» **OBJECTIVE**: Output every record word for word.

===== RECORDS TO PROCESS =====

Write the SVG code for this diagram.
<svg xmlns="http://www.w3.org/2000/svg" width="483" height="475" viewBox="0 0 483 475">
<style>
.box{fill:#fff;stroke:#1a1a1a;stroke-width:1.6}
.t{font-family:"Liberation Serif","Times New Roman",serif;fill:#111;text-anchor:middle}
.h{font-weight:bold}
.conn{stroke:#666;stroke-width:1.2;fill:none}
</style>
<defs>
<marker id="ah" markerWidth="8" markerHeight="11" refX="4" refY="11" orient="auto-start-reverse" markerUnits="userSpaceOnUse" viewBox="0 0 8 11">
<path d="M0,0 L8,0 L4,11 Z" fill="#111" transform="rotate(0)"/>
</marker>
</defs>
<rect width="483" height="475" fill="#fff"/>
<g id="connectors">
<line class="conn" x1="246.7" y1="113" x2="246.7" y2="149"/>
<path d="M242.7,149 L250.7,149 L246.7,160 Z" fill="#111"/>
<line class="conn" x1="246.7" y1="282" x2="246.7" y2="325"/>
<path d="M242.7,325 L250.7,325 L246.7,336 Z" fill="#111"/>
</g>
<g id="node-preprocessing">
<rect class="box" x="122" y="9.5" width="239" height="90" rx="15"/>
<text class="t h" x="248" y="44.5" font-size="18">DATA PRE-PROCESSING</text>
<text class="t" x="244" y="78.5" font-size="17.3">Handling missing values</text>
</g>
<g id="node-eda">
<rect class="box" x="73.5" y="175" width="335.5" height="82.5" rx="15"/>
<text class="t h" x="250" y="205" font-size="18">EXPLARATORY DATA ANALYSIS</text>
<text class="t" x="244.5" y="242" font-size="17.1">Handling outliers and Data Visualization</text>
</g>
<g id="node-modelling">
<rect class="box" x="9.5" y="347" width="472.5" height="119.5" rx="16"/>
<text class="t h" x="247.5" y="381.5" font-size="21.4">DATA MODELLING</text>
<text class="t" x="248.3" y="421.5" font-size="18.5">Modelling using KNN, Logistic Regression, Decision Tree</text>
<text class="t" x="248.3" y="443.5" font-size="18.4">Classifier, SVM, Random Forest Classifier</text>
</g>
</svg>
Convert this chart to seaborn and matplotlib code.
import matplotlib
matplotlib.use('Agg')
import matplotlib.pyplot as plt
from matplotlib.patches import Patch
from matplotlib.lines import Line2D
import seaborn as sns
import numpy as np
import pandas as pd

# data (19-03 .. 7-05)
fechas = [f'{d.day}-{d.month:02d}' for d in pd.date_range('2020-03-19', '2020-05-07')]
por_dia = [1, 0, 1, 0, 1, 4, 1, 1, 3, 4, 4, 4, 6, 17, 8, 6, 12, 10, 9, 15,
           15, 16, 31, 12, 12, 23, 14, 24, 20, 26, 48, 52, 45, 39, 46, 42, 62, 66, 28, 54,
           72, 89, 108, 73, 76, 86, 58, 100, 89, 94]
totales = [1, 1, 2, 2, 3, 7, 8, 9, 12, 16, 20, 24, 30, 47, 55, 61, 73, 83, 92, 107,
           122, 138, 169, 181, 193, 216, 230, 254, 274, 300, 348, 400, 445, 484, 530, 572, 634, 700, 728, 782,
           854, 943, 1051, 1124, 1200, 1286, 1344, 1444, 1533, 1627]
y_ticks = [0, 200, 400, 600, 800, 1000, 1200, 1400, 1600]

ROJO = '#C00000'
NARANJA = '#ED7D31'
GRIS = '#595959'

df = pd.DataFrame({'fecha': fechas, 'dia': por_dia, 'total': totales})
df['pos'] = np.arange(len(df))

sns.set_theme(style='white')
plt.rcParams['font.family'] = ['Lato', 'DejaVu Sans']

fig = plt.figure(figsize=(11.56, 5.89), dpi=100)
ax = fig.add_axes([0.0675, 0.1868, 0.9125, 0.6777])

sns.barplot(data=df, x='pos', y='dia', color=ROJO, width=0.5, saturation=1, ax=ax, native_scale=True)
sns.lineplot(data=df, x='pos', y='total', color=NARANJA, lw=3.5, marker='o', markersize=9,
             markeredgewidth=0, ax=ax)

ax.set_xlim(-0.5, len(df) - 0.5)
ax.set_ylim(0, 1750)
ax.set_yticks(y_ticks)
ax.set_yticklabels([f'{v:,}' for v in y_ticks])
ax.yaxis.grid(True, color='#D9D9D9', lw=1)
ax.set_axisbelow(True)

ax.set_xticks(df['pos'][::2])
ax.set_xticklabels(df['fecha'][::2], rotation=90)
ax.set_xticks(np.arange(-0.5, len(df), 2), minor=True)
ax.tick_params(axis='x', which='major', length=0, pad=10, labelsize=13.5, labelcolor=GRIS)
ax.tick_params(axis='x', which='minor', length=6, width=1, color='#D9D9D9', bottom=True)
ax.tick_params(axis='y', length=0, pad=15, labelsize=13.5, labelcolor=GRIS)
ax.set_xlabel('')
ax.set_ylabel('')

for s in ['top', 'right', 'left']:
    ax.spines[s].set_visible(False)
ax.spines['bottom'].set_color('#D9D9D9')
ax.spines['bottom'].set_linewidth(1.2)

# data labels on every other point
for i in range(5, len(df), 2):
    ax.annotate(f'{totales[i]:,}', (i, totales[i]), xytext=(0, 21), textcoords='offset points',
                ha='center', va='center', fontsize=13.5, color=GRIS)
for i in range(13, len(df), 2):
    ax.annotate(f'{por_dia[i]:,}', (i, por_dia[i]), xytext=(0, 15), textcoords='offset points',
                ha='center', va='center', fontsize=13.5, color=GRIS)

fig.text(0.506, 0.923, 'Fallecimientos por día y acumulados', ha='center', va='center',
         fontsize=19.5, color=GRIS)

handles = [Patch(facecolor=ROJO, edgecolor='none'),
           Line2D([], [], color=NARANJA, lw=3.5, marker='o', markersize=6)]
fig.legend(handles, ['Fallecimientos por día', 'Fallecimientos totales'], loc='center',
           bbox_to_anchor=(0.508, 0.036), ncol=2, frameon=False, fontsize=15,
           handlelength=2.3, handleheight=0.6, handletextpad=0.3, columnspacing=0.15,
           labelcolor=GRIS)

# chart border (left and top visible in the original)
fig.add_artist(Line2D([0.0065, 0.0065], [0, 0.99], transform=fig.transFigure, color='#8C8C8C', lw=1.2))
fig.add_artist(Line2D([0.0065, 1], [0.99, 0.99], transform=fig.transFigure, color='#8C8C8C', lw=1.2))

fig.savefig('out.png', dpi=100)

=====

» **FINAL ANSWER**:
Write the SVG code for this diagram.
<svg xmlns="http://www.w3.org/2000/svg" width="483" height="475" viewBox="0 0 483 475">
<style>
.box{fill:#fff;stroke:#1a1a1a;stroke-width:1.6}
.t{font-family:"Liberation Serif","Times New Roman",serif;fill:#111;text-anchor:middle}
.h{font-weight:bold}
.conn{stroke:#666;stroke-width:1.2;fill:none}
</style>
<defs>
<marker id="ah" markerWidth="8" markerHeight="11" refX="4" refY="11" orient="auto-start-reverse" markerUnits="userSpaceOnUse" viewBox="0 0 8 11">
<path d="M0,0 L8,0 L4,11 Z" fill="#111" transform="rotate(0)"/>
</marker>
</defs>
<rect width="483" height="475" fill="#fff"/>
<g id="connectors">
<line class="conn" x1="246.7" y1="113" x2="246.7" y2="149"/>
<path d="M242.7,149 L250.7,149 L246.7,160 Z" fill="#111"/>
<line class="conn" x1="246.7" y1="282" x2="246.7" y2="325"/>
<path d="M242.7,325 L250.7,325 L246.7,336 Z" fill="#111"/>
</g>
<g id="node-preprocessing">
<rect class="box" x="122" y="9.5" width="239" height="90" rx="15"/>
<text class="t h" x="248" y="44.5" font-size="18">DATA PRE-PROCESSING</text>
<text class="t" x="244" y="78.5" font-size="17.3">Handling missing values</text>
</g>
<g id="node-eda">
<rect class="box" x="73.5" y="175" width="335.5" height="82.5" rx="15"/>
<text class="t h" x="250" y="205" font-size="18">EXPLARATORY DATA ANALYSIS</text>
<text class="t" x="244.5" y="242" font-size="17.1">Handling outliers and Data Visualization</text>
</g>
<g id="node-modelling">
<rect class="box" x="9.5" y="347" width="472.5" height="119.5" rx="16"/>
<text class="t h" x="247.5" y="381.5" font-size="21.4">DATA MODELLING</text>
<text class="t" x="248.3" y="421.5" font-size="18.5">Modelling using KNN, Logistic Regression, Decision Tree</text>
<text class="t" x="248.3" y="443.5" font-size="18.4">Classifier, SVM, Random Forest Classifier</text>
</g>
</svg>
Convert this chart to seaborn and matplotlib code.
import matplotlib
matplotlib.use('Agg')
import matplotlib.pyplot as plt
from matplotlib.patches import Patch
from matplotlib.lines import Line2D
import seaborn as sns
import numpy as np
import pandas as pd

# data (19-03 .. 7-05)
fechas = [f'{d.day}-{d.month:02d}' for d in pd.date_range('2020-03-19', '2020-05-07')]
por_dia = [1, 0, 1, 0, 1, 4, 1, 1, 3, 4, 4, 4, 6, 17, 8, 6, 12, 10, 9, 15,
           15, 16, 31, 12, 12, 23, 14, 24, 20, 26, 48, 52, 45, 39, 46, 42, 62, 66, 28, 54,
           72, 89, 108, 73, 76, 86, 58, 100, 89, 94]
totales = [1, 1, 2, 2, 3, 7, 8, 9, 12, 16, 20, 24, 30, 47, 55, 61, 73, 83, 92, 107,
           122, 138, 169, 181, 193, 216, 230, 254, 274, 300, 348, 400, 445, 484, 530, 572, 634, 700, 728, 782,
           854, 943, 1051, 1124, 1200, 1286, 1344, 1444, 1533, 1627]
y_ticks = [0, 200, 400, 600, 800, 1000, 1200, 1400, 1600]

ROJO = '#C00000'
NARANJA = '#ED7D31'
GRIS = '#595959'

df = pd.DataFrame({'fecha': fechas, 'dia': por_dia, 'total': totales})
df['pos'] = np.arange(len(df))

sns.set_theme(style='white')
plt.rcParams['font.family'] = ['Lato', 'DejaVu Sans']

fig = plt.figure(figsize=(11.56, 5.89), dpi=100)
ax = fig.add_axes([0.0675, 0.1868, 0.9125, 0.6777])

sns.barplot(data=df, x='pos', y='dia', color=ROJO, width=0.5, saturation=1, ax=ax, native_scale=True)
sns.lineplot(data=df, x='pos', y='total', color=NARANJA, lw=3.5, marker='o', markersize=9,
             markeredgewidth=0, ax=ax)

ax.set_xlim(-0.5, len(df) - 0.5)
ax.set_ylim(0, 1750)
ax.set_yticks(y_ticks)
ax.set_yticklabels([f'{v:,}' for v in y_ticks])
ax.yaxis.grid(True, color='#D9D9D9', lw=1)
ax.set_axisbelow(True)

ax.set_xticks(df['pos'][::2])
ax.set_xticklabels(df['fecha'][::2], rotation=90)
ax.set_xticks(np.arange(-0.5, len(df), 2), minor=True)
ax.tick_params(axis='x', which='major', length=0, pad=10, labelsize=13.5, labelcolor=GRIS)
ax.tick_params(axis='x', which='minor', length=6, width=1, color='#D9D9D9', bottom=True)
ax.tick_params(axis='y', length=0, pad=15, labelsize=13.5, labelcolor=GRIS)
ax.set_xlabel('')
ax.set_ylabel('')

for s in ['top', 'right', 'left']:
    ax.spines[s].set_visible(False)
ax.spines['bottom'].set_color('#D9D9D9')
ax.spines['bottom'].set_linewidth(1.2)

# data labels on every other point
for i in range(5, len(df), 2):
    ax.annotate(f'{totales[i]:,}', (i, totales[i]), xytext=(0, 21), textcoords='offset points',
                ha='center', va='center', fontsize=13.5, color=GRIS)
for i in range(13, len(df), 2):
    ax.annotate(f'{por_dia[i]:,}', (i, por_dia[i]), xytext=(0, 15), textcoords='offset points',
                ha='center', va='center', fontsize=13.5, color=GRIS)

fig.text(0.506, 0.923, 'Fallecimientos por día y acumulados', ha='center', va='center',
         fontsize=19.5, color=GRIS)

handles = [Patch(facecolor=ROJO, edgecolor='none'),
           Line2D([], [], color=NARANJA, lw=3.5, marker='o', markersize=6)]
fig.legend(handles, ['Fallecimientos por día', 'Fallecimientos totales'], loc='center',
           bbox_to_anchor=(0.508, 0.036), ncol=2, frameon=False, fontsize=15,
           handlelength=2.3, handleheight=0.6, handletextpad=0.3, columnspacing=0.15,
           labelcolor=GRIS)

# chart border (left and top visible in the original)
fig.add_artist(Line2D([0.0065, 0.0065], [0, 0.99], transform=fig.transFigure, color='#8C8C8C', lw=1.2))
fig.add_artist(Line2D([0.0065, 1], [0.99, 0.99], transform=fig.transFigure, color='#8C8C8C', lw=1.2))

fig.savefig('out.png', dpi=100)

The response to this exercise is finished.